Ans. Its object is to assist commutation, that is, to help reverse the current in each coil while short circuited by the brush, and thus reduce sparking.

Fig. 438.—Interpole motor as built by the Electro Dynamic Co. This type of motor is devised to prevent sparking at all loads by the use of interpole magnets, that is, small magnets placed between the field magnets. The interpoles set up a field in a direction to stop and reverse the current in the armature coils while they are short circuited by the brushes.

Ques. What is the nature of the commutating field?

Ans.
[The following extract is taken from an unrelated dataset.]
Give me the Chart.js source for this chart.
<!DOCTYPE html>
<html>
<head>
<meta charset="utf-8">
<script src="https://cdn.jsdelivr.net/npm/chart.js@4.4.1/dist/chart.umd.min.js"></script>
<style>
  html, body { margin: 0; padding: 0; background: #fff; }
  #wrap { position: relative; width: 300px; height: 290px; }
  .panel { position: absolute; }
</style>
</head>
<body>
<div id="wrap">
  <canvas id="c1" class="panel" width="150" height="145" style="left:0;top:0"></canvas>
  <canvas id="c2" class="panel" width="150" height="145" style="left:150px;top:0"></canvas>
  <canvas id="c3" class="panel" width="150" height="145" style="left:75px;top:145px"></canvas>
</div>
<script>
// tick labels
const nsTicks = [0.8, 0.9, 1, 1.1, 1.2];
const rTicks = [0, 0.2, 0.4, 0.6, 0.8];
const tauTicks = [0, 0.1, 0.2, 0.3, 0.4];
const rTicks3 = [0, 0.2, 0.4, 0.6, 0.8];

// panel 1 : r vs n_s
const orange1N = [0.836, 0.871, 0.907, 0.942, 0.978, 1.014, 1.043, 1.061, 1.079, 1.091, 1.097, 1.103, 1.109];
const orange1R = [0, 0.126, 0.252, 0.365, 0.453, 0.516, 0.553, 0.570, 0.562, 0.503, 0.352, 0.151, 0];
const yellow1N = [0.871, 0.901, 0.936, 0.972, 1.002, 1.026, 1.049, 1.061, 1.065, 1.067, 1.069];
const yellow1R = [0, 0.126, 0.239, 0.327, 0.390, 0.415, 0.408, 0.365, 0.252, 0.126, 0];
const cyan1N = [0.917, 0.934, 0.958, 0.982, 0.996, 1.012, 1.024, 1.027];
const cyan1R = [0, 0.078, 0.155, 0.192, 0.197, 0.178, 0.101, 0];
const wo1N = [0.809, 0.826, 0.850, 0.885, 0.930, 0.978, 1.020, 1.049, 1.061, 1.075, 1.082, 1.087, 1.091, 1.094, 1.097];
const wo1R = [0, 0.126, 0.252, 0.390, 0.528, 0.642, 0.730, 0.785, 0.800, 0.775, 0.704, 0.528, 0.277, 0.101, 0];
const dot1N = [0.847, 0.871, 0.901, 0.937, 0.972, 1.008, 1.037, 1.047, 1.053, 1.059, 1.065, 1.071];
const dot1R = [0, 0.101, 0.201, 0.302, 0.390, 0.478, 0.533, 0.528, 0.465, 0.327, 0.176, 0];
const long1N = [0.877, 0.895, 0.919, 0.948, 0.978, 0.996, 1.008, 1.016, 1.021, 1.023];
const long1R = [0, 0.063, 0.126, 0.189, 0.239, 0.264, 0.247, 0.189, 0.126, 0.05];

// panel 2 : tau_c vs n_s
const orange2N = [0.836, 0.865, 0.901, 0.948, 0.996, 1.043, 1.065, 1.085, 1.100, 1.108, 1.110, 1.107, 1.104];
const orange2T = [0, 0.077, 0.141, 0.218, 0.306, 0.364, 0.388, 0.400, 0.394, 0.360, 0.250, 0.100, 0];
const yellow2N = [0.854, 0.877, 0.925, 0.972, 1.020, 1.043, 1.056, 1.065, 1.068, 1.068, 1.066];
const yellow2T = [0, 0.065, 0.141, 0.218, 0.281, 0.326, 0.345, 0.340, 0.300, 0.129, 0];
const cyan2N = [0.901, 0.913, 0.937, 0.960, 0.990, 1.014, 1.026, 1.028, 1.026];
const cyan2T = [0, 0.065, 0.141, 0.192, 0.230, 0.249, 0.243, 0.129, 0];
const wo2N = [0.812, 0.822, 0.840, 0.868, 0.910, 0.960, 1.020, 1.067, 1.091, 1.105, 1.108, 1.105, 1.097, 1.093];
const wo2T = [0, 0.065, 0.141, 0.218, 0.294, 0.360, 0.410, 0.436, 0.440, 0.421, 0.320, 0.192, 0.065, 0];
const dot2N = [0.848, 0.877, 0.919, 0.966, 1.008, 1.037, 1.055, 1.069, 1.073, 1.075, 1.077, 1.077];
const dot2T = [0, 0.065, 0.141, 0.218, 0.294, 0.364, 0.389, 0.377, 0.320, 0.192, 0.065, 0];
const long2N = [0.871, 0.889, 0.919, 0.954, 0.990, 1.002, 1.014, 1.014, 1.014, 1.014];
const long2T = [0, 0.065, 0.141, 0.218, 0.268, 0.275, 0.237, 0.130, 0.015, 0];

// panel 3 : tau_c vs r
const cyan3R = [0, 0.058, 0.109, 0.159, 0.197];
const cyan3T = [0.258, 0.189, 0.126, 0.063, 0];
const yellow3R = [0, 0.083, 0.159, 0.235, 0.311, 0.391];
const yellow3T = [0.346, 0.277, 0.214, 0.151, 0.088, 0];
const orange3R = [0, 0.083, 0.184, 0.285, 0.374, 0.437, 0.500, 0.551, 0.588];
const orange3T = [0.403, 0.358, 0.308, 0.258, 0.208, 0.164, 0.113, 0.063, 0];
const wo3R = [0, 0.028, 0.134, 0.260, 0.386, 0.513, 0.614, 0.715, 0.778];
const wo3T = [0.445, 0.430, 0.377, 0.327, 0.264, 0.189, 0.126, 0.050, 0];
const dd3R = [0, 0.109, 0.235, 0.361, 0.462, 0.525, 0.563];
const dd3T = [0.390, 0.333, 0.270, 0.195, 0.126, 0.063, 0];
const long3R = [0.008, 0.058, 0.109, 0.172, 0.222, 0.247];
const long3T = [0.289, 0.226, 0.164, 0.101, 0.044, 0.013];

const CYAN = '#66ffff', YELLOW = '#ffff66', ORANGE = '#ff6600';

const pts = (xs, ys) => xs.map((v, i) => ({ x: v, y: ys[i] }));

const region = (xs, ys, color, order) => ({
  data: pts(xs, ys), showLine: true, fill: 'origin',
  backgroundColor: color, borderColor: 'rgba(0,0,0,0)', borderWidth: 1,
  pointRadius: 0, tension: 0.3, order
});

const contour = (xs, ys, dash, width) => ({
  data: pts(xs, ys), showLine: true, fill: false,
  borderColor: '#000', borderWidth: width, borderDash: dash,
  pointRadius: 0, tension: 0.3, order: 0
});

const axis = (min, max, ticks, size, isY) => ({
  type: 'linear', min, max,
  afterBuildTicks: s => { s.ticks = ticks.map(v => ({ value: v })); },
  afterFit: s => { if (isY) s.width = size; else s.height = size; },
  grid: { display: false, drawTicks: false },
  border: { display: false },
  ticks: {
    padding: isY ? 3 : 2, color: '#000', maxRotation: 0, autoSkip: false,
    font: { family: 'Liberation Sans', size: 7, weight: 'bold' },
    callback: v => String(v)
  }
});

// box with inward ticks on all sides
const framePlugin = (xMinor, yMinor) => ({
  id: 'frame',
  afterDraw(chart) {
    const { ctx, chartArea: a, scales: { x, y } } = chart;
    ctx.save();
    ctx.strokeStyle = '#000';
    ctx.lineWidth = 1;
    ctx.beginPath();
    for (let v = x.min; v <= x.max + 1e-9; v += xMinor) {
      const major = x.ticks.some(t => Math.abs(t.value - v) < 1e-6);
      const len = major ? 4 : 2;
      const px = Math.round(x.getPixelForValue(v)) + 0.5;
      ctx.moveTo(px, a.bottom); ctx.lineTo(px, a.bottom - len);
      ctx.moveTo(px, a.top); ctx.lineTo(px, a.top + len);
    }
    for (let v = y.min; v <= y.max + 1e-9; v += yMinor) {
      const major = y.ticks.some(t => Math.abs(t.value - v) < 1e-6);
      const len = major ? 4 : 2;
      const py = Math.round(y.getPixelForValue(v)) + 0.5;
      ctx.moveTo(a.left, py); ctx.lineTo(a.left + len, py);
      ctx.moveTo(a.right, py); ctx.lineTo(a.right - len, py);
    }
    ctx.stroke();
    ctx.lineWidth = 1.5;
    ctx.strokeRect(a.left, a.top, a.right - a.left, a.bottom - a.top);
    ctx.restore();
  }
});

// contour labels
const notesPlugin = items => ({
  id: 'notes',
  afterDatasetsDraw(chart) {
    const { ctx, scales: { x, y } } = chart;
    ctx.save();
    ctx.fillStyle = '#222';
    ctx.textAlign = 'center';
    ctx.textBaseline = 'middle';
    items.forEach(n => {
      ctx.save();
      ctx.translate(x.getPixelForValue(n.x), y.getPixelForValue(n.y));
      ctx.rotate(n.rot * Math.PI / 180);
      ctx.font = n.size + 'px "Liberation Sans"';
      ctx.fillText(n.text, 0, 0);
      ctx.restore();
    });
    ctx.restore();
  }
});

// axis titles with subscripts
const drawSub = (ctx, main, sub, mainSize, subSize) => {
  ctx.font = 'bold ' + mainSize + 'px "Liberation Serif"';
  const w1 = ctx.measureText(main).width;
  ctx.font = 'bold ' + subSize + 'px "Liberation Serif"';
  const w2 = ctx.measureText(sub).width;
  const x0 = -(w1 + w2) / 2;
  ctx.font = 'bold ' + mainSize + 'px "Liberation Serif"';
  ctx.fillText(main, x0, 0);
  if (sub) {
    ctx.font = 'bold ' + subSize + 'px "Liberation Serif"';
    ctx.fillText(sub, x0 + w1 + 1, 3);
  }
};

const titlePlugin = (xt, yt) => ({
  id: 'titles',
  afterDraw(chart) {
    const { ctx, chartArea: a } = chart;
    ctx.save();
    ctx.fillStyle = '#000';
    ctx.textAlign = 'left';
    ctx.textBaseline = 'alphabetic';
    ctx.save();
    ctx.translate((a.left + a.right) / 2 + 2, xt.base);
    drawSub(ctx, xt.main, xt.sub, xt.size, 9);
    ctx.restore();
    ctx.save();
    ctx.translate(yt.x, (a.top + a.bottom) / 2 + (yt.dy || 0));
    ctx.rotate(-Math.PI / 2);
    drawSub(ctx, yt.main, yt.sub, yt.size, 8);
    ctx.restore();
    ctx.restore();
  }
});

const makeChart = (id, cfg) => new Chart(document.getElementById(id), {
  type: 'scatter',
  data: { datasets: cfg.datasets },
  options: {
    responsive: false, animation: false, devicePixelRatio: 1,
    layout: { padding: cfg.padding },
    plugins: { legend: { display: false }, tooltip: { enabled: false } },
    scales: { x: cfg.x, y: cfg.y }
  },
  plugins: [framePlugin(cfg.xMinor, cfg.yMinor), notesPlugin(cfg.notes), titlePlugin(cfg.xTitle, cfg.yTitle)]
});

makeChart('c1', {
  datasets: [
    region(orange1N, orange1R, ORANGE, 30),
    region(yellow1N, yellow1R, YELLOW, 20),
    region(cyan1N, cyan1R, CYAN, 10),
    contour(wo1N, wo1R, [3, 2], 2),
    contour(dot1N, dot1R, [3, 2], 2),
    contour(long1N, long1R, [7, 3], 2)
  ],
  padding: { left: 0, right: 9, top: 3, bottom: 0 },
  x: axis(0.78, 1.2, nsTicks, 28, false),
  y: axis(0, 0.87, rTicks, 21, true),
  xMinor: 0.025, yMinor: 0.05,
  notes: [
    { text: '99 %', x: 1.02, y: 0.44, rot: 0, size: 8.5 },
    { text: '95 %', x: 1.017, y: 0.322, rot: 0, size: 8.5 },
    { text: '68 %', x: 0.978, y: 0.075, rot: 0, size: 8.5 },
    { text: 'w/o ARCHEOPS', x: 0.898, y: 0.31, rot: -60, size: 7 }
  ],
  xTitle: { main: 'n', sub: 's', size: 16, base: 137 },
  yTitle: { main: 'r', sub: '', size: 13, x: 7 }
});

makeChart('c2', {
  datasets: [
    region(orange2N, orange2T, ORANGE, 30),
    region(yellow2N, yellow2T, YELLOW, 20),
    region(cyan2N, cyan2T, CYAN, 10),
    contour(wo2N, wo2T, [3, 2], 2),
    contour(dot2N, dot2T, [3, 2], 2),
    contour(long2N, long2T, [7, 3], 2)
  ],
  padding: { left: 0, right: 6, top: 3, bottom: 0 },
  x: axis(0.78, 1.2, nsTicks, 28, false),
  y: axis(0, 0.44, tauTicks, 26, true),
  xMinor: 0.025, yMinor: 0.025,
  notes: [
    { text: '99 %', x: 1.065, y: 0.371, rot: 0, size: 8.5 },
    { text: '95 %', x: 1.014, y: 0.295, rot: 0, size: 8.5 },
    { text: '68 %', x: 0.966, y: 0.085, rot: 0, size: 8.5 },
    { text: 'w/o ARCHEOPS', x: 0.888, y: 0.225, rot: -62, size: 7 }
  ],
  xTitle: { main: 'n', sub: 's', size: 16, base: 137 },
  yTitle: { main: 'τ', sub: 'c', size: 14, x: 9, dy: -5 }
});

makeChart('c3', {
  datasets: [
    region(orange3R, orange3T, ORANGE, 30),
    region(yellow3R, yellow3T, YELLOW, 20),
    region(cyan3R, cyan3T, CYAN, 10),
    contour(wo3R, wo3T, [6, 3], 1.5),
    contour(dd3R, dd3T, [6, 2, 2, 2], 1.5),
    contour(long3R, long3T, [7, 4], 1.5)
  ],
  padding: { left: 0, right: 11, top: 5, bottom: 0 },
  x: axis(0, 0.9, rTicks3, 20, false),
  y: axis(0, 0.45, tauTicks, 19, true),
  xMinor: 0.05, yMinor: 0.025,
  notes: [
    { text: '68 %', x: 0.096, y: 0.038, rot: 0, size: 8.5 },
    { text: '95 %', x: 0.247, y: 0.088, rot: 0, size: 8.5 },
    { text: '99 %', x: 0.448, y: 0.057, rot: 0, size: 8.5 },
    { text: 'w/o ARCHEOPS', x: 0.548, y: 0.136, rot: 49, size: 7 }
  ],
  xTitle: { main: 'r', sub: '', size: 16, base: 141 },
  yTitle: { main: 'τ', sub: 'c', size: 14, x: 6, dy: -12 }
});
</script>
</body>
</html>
The excitation of the interpoles being produced by series turns, the field will vary with the load, and will, if once adjusted to give good commutation at any one load, keep the same proportion for any other load, provided the iron parts of the circuit be not too highly saturated.

Ques. State briefly how sparking is reduced or prevented by the action of the interpoles.
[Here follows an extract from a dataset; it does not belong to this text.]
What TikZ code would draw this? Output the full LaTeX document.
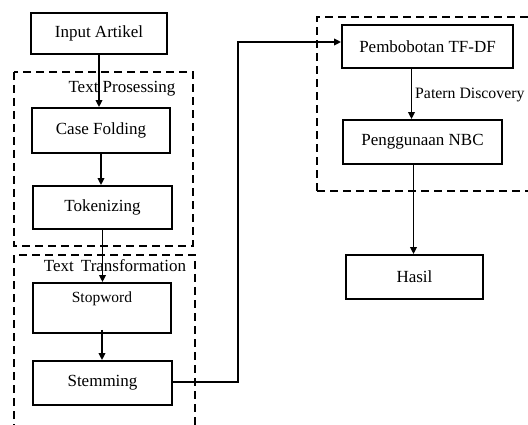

Ans. Sparking is due to self-induction in the coil undergoing commutation, which impedes the proper reversal of the current. The action of the interpoles corrects this in that they set up a field in a direction that causes a reversal of the current in the coil while it is short circuited. Thus, the coil at the instant it leaves the brush, is not an idle coil, but has a current flowing in it in the right direction to prevent sparking.

Ques. Mention some of the claims made for interpole motors.

Ans. Constant or adjustable speed, and momentary overloads without sparking; constant brush position; operation at adjustable speeds on standard supply circuits of 110, 220, and 500 volts; constant speed with variable load; reversal without changing the position of the brushes.